• _EXERCISE DIRECTIONS_
Your task is to reproduce, verbatim and without pictures, the lines from the opening of the listing through the line containing "const naclErr = [0.88, 1.6, 1.8, 2.06, 2.6, 3.19, 3.45];".

— start RECORDS PROVIDED —

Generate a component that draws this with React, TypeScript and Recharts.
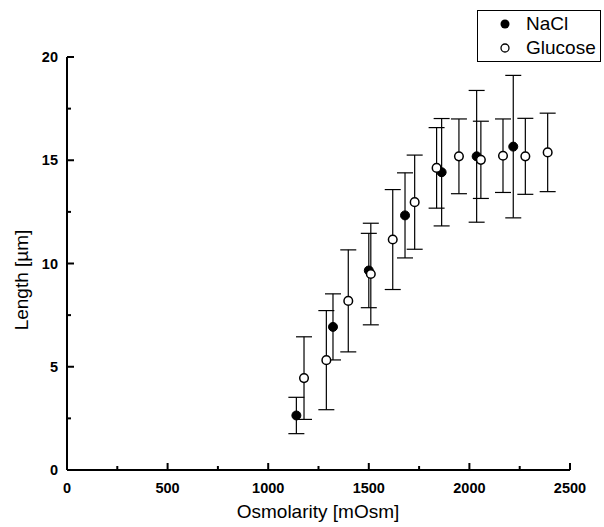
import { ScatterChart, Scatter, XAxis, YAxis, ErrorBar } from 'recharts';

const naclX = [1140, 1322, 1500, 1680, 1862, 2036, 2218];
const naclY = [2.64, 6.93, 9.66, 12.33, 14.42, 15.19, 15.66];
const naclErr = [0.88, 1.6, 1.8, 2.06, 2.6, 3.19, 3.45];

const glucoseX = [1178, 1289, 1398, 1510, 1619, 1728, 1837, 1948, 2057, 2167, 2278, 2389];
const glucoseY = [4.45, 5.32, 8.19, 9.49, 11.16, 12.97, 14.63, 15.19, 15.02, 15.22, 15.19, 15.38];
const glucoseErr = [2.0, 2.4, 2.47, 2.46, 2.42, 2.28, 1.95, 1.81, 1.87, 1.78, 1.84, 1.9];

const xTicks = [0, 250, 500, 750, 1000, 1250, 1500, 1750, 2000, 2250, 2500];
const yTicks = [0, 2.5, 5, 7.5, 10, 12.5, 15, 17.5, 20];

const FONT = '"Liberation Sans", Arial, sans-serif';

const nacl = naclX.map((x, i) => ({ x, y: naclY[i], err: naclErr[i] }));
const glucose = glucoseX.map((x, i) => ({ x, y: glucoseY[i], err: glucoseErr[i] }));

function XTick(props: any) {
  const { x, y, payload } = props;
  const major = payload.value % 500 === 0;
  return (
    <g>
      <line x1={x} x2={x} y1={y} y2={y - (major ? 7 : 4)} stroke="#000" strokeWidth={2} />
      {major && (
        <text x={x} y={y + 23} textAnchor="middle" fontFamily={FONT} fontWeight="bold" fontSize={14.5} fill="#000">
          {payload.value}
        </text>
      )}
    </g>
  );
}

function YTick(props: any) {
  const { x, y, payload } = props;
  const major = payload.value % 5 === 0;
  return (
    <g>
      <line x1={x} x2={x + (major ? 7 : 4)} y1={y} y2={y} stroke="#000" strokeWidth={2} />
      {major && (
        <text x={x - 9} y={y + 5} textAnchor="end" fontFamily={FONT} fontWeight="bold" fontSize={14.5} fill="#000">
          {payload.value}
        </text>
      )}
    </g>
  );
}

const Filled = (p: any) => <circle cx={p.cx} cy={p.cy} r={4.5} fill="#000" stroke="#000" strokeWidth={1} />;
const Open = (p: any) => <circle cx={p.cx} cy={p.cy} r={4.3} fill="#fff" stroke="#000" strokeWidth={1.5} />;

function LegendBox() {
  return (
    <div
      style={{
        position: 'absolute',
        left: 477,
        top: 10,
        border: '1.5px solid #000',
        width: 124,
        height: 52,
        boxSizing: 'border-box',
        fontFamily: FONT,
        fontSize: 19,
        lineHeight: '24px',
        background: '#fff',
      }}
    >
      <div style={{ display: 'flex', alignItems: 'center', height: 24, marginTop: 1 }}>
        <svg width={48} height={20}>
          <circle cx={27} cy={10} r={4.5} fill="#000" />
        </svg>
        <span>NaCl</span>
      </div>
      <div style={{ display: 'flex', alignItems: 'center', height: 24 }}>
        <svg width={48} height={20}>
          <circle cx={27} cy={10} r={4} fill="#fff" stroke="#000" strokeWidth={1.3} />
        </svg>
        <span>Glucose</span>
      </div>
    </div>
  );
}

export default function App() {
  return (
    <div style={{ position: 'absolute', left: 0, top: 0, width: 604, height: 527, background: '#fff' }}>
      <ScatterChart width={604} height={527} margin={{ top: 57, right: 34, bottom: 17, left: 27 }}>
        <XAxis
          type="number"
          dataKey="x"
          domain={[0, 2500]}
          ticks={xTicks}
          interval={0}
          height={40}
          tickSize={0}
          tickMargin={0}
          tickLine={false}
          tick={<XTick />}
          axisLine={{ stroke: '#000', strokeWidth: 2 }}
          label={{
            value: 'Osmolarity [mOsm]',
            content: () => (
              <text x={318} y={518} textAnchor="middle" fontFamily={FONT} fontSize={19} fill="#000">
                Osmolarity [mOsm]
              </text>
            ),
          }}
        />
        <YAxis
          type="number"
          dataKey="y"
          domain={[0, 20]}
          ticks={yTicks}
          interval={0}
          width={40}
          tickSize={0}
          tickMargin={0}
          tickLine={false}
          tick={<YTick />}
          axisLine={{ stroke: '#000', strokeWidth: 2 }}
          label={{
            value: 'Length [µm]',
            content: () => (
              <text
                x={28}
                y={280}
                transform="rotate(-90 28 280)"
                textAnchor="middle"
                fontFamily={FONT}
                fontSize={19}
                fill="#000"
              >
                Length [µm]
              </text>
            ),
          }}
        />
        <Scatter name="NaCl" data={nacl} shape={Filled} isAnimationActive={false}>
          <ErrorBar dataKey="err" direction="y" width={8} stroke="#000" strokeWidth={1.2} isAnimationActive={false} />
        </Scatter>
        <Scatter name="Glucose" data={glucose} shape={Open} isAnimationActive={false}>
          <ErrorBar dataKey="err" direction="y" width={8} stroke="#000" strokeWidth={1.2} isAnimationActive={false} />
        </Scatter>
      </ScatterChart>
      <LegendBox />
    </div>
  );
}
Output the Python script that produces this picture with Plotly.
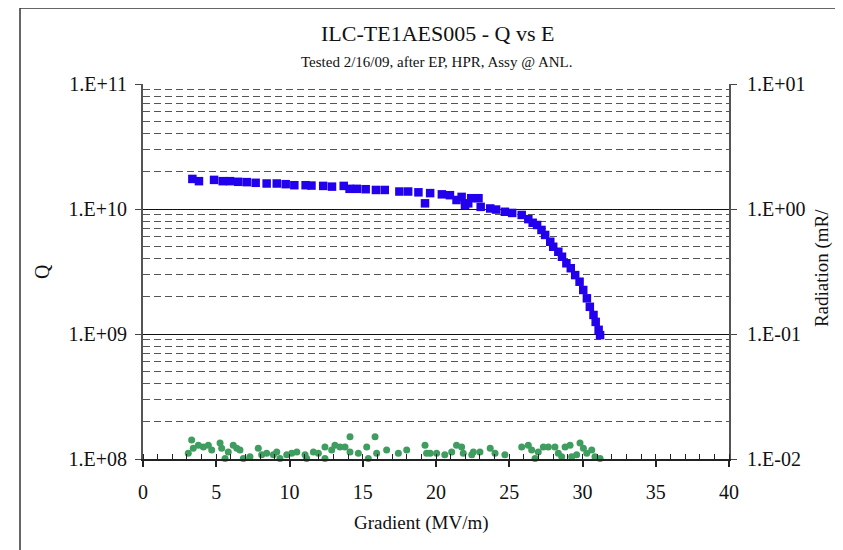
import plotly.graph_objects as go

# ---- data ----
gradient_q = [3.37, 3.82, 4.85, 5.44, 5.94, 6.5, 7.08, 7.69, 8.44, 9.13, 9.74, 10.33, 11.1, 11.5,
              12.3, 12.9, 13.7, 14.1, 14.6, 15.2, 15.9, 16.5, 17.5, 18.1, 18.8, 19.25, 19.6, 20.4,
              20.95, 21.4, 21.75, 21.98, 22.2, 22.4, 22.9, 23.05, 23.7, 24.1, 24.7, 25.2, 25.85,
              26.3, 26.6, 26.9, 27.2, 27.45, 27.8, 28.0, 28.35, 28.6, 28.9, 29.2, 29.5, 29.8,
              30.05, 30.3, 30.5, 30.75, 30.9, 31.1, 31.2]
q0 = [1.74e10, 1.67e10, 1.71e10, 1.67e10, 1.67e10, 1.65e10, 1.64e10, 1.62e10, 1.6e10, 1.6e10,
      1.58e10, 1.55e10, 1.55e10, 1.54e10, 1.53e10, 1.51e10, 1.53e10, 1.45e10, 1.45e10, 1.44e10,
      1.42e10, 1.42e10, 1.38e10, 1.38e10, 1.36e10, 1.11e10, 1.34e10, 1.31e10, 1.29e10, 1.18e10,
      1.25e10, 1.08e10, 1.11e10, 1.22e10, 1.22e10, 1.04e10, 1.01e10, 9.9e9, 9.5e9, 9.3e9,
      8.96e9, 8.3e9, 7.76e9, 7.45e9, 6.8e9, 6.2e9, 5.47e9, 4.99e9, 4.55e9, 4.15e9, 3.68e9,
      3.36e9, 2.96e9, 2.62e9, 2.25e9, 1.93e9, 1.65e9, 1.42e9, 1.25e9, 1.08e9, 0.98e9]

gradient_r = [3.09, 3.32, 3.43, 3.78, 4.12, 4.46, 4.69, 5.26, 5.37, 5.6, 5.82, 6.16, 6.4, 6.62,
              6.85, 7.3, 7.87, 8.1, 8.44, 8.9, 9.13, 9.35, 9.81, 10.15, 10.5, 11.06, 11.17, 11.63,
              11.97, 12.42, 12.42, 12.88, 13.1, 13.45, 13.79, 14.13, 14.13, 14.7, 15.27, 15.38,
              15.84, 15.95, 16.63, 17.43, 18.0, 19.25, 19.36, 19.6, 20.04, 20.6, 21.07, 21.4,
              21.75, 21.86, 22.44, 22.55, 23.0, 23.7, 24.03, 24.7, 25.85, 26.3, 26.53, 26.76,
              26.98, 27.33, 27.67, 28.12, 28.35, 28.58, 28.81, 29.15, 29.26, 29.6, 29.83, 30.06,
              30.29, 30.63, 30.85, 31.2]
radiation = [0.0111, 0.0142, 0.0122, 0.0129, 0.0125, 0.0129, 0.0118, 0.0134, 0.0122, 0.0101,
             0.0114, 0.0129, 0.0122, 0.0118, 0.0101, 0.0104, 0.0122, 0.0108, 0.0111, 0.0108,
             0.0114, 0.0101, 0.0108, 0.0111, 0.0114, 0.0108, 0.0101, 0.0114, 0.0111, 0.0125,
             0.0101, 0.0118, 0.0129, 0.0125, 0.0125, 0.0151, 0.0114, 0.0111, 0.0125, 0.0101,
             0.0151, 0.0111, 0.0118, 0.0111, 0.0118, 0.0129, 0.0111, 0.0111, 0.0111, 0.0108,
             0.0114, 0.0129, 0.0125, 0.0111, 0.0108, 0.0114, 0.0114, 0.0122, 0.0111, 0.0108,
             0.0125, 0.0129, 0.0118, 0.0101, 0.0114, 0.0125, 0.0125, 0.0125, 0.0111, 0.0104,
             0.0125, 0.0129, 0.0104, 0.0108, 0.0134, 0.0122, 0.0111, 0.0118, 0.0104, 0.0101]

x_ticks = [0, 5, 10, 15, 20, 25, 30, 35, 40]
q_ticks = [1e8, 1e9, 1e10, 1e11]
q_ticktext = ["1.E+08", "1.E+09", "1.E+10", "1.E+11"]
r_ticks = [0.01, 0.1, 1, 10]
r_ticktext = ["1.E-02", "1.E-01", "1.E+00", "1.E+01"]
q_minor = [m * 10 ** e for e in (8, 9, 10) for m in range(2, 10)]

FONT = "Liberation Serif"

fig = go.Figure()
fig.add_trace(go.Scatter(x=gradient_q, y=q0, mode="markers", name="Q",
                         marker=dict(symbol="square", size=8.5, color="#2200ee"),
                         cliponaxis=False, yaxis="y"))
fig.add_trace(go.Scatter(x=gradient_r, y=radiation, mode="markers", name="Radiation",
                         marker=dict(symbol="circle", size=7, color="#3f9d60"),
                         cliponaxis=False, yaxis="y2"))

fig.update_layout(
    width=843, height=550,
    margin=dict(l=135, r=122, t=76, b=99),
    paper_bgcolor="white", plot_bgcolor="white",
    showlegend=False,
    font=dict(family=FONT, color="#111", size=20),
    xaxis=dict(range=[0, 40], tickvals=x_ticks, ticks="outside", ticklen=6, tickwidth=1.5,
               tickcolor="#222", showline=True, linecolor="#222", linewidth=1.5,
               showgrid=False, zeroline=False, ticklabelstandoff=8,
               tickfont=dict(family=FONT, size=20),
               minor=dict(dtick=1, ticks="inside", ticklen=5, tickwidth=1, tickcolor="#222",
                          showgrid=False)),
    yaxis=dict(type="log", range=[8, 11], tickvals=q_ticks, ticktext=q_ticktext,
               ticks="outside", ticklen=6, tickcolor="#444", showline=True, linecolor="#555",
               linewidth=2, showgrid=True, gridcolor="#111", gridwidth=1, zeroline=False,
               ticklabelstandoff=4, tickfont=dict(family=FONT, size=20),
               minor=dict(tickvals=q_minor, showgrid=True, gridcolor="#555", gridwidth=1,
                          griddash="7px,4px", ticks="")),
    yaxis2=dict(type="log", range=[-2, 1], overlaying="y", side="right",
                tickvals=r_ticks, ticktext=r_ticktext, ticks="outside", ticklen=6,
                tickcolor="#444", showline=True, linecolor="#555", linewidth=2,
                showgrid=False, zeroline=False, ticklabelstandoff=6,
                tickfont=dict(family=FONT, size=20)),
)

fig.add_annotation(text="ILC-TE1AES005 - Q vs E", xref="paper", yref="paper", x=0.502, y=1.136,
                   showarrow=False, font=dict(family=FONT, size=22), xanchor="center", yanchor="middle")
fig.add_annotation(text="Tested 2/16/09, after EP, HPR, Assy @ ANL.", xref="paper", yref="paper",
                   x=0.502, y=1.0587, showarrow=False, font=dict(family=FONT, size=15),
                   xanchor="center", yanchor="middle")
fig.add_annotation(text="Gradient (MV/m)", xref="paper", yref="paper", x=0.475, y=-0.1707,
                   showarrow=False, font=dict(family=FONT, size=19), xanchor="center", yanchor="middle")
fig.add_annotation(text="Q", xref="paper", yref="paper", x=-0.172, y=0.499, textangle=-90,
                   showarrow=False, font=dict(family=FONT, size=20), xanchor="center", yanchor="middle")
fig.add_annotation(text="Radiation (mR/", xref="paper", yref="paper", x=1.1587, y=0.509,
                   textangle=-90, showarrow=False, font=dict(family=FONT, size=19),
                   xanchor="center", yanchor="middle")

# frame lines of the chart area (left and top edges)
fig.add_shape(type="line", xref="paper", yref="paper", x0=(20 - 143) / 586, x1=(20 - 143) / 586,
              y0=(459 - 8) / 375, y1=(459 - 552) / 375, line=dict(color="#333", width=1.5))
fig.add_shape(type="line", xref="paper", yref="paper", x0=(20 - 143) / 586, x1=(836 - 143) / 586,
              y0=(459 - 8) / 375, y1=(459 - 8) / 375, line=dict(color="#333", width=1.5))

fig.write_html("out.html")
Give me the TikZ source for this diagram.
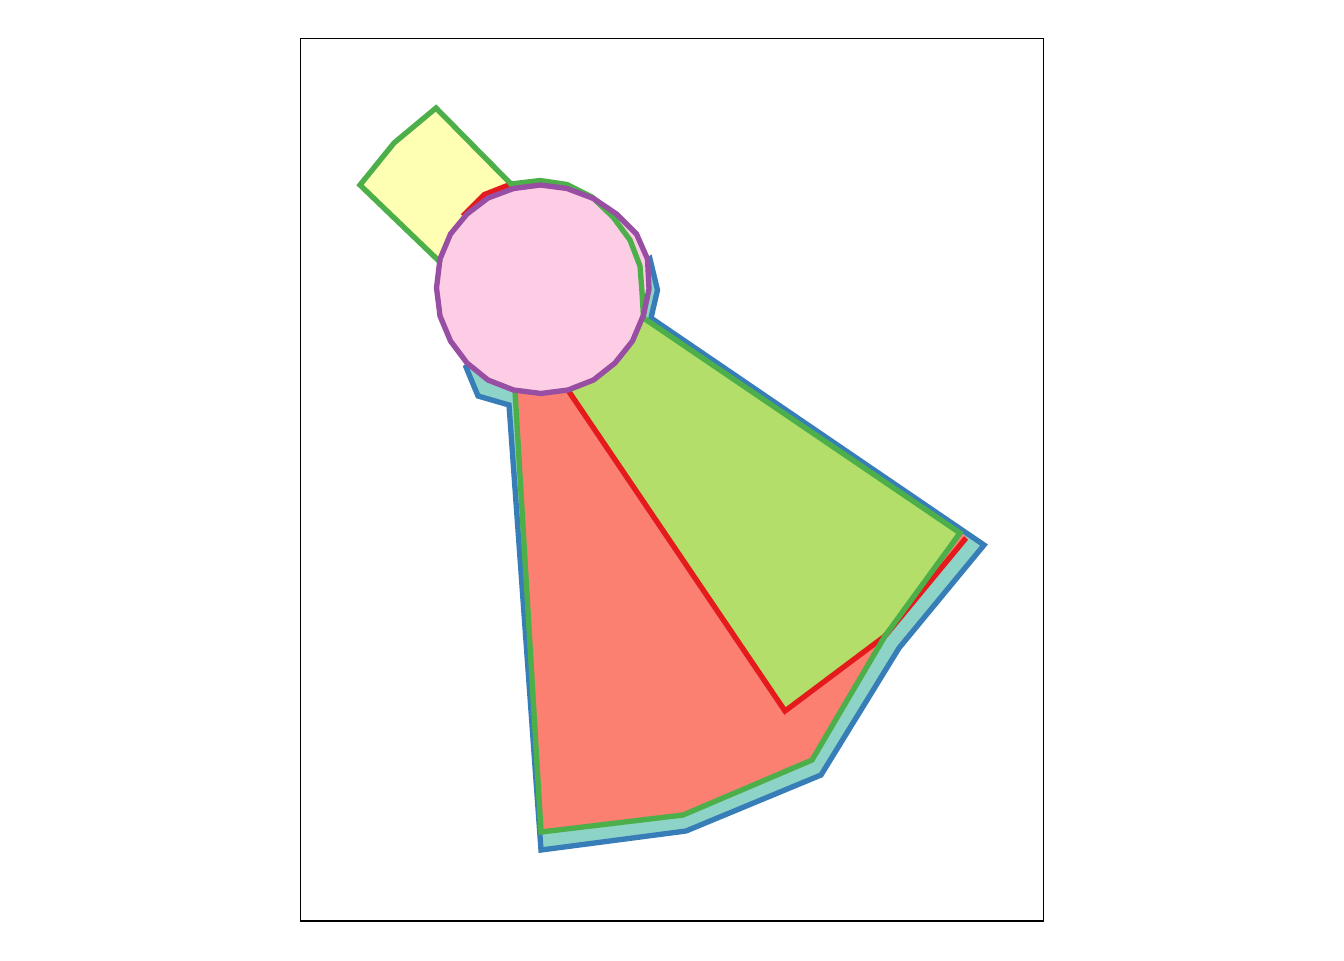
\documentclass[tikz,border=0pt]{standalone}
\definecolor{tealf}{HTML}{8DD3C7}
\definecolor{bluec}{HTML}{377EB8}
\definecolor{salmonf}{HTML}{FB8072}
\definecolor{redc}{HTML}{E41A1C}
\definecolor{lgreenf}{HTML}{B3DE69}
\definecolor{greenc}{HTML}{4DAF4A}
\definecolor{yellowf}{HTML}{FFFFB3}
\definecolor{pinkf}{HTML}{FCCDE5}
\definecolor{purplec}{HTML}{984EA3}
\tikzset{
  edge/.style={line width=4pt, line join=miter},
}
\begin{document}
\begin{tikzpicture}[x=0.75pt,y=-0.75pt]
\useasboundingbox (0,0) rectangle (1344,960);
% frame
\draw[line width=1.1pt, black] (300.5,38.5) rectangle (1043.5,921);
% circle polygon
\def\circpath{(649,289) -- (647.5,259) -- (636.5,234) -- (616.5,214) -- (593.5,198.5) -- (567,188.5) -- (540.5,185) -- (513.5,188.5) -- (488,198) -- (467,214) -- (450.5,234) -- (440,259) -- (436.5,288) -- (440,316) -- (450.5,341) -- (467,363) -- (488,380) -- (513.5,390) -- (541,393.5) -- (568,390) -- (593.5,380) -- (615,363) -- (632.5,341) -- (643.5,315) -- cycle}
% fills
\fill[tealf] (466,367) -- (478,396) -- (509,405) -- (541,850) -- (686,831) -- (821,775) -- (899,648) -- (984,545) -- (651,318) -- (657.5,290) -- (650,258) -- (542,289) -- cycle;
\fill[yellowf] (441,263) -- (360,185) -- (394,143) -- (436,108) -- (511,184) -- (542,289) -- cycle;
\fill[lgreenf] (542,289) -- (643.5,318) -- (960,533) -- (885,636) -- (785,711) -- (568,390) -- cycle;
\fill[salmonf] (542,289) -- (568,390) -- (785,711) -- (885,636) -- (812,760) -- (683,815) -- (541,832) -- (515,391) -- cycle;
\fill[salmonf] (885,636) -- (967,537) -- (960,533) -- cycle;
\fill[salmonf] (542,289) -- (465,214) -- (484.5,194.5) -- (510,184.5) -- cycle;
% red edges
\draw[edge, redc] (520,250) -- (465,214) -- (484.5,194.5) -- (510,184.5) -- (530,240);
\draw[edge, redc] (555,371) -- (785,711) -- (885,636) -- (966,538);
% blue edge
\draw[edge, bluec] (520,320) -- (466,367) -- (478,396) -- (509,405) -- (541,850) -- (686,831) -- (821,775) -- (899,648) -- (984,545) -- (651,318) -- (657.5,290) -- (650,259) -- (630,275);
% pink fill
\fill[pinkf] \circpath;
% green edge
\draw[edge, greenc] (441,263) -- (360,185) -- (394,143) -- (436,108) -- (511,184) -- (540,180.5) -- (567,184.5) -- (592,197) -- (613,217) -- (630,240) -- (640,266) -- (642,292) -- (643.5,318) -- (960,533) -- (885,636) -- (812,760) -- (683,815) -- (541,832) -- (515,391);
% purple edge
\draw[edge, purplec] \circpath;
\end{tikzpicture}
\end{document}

— end RECORDS PROVIDED —

• _TASK OUTPUT_
Generate a component that draws this with React, TypeScript and Recharts.
import { ScatterChart, Scatter, XAxis, YAxis, ErrorBar } from 'recharts';

const naclX = [1140, 1322, 1500, 1680, 1862, 2036, 2218];
const naclY = [2.64, 6.93, 9.66, 12.33, 14.42, 15.19, 15.66];
const naclErr = [0.88, 1.6, 1.8, 2.06, 2.6, 3.19, 3.45];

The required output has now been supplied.